In 2013 there were no steps undertaken towards the
harmonization of the definition of torture given by the Armenian Criminal Code
with the requirements of the UN Convention against Torture. Armenia has joined
the UN Convention against Torture and Other Cruel, Inhuman or Degrading
Treatment or Punishment as far back as 1993. It’s been 20 years that Article
119 of the Armenian Criminal code providing elements of crime of torture has
been not in line with the elements provided in Article 1 of the UN Convention
against Torture.
The criminal conduct envisaged by the UN
Convention is criminalized in Armenia in a very fragmented way and is being only
partially reflected in a number of the articles of the Armenian Criminal Code,
as, for instance, in Articles 309(2) and 341.

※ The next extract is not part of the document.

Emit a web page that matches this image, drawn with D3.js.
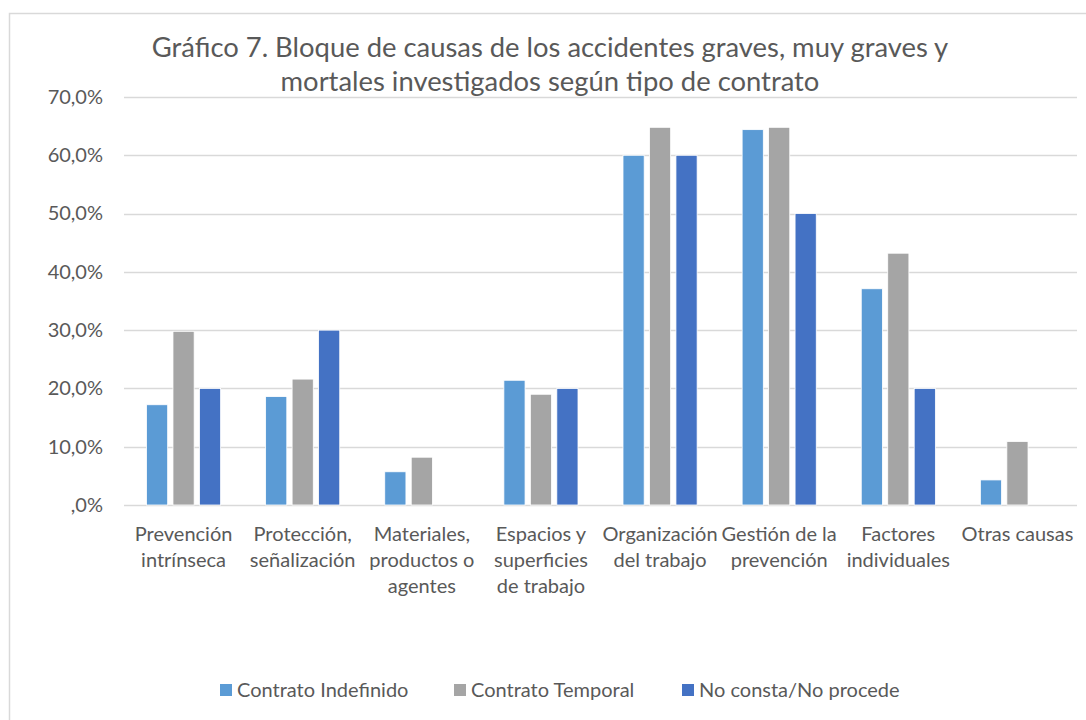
<!DOCTYPE html>
<html>
<head>
<meta charset="utf-8">
<script src="https://cdn.jsdelivr.net/npm/d3@7"></script>
<style>
  html, body { margin: 0; padding: 0; background: #fff; }
  svg { display: block; }
  text { font-family: Lato, "Open Sans", sans-serif; fill: #595959; }
</style>
</head>
<body>
<svg id="chart" width="1086" height="720"></svg>
<script>
const titleLines = [
  "Gráfico 7. Bloque de causas de los accidentes graves, muy graves y",
  "mortales investigados según tipo de contrato"
];
const categories = [
  "Prevención\nintrínseca",
  "Protección,\nseñalización",
  "Materiales,\nproductos o\nagentes",
  "Espacios y\nsuperficies\nde trabajo",
  "Organización\ndel trabajo",
  "Gestión de la\nprevención",
  "Factores\nindividuales",
  "Otras causas"
];
const seriesNames = ["Contrato Indefinido", "Contrato Temporal", "No consta/No procede"];
const contratoIndefinido = [17.2, 18.6, 5.7, 21.4, 60.0, 64.4, 37.1, 4.3];
const contratoTemporal   = [29.8, 21.6, 8.2, 19.0, 64.8, 64.8, 43.2, 10.9];
const noConsta           = [20.0, 30.0, 0.0, 20.0, 60.0, 50.0, 20.0, 0.0];
const yTicks = [0, 10, 20, 30, 40, 50, 60, 70];
const colors = ["#5B9BD5", "#A5A5A5", "#4472C4"];

const seriesValues = [contratoIndefinido, contratoTemporal, noConsta];
const svg = d3.select("#chart");

// chart border
svg.append("rect")
  .attr("x", 9.5).attr("y", 13.5)
  .attr("width", 1100).attr("height", 720)
  .attr("fill", "none").attr("stroke", "#D9D9D9").attr("stroke-width", 1.5);

const plot = { left: 124, right: 1077, top: 97, bottom: 505 };

const x0 = d3.scaleBand().domain(categories)
  .range([plot.left, plot.right]).paddingInner(1/3).paddingOuter(1/6);
const x1 = d3.scaleBand().domain(d3.range(seriesNames.length))
  .range([0, x0.bandwidth()]).paddingInner(0.2).paddingOuter(0.1);
const y = d3.scaleLinear().domain([0, 70]).range([plot.bottom, plot.top]);

// gridlines
svg.append("g").selectAll("line").data(yTicks).join("line")
  .attr("x1", plot.left).attr("x2", plot.right)
  .attr("y1", d => Math.round(y(d)) + 0.5).attr("y2", d => Math.round(y(d)) + 0.5)
  .attr("stroke", "#D9D9D9").attr("stroke-width", 1.3);

// y axis labels
const yAxis = d3.axisLeft(y).tickValues(yTicks).tickSize(0).tickPadding(0)
  .tickFormat(d => (d === 0 ? "" : d3.format(".0f")(d)) + ",0%");
const gy = svg.append("g").attr("transform", `translate(${plot.left - 21},0)`).call(yAxis);
gy.select(".domain").remove();
gy.selectAll("text").attr("font-size", 20).attr("fill", "#595959")
  .style("font-family", "Lato, 'Open Sans', sans-serif");

// bars
const groups = svg.append("g").selectAll("g").data(categories).join("g")
  .attr("transform", d => `translate(${x0(d)},0)`);
groups.selectAll("rect")
  .data((d, i) => seriesValues.map((vals, s) => ({ s, v: vals[i] })))
  .join("rect")
  .filter(d => d.v > 0)
  .attr("x", d => x1(d.s))
  .attr("width", x1.bandwidth())
  .attr("y", d => y(d.v))
  .attr("height", d => y(0) - y(d.v))
  .attr("fill", d => colors[d.s])
  .attr("stroke", "#fff").attr("stroke-width", 0.8);

// x axis labels
const xAxis = d3.axisBottom(x0).tickSize(0).tickPadding(0).tickFormat("");
const gx = svg.append("g").attr("transform", `translate(0,${plot.bottom})`).call(xAxis);
gx.select(".domain").remove();
gx.selectAll(".tick").each(function(d) {
  const lines = d.split("\n");
  const t = d3.select(this).append("text")
    .attr("text-anchor", "middle").attr("font-size", 20).attr("fill", "#595959");
  lines.forEach((ln, i) => {
    t.append("tspan").attr("x", 0).attr("y", 36 + i * 26).text(ln);
  });
});

// title
svg.append("text").attr("text-anchor", "middle").attr("font-size", 27.4)
  .selectAll("tspan").data(titleLines).join("tspan")
  .attr("x", 550).attr("y", (d, i) => 57 + i * 34).text(d => d);

// legend
const legendX = [220, 454, 682];
const leg = svg.append("g").selectAll("g").data(seriesNames).join("g")
  .attr("transform", (d, i) => `translate(${legendX[i]},690)`);
leg.append("rect").attr("x", 0).attr("y", -6).attr("width", 12).attr("height", 12)
  .attr("fill", (d, i) => colors[i]);
leg.append("text").attr("x", 17).attr("y", 7).attr("font-size", 20).text(d => d);
</script>
</body>
</html>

The Armenian Criminal Code is criminalizing torture
only in the cases of coercing by mean of torture to make testimony or desired
conclusion in the course of criminal proceedings thus leaving out all the other
possible cases of torture in the meaning of the UN Convention committed with a
special intent by a public official or with his/her consent/acquiescence. This
includes torture in penitentiaries, in army, during public gatherings (for
instance, incidents between a policemen and a protester) etc.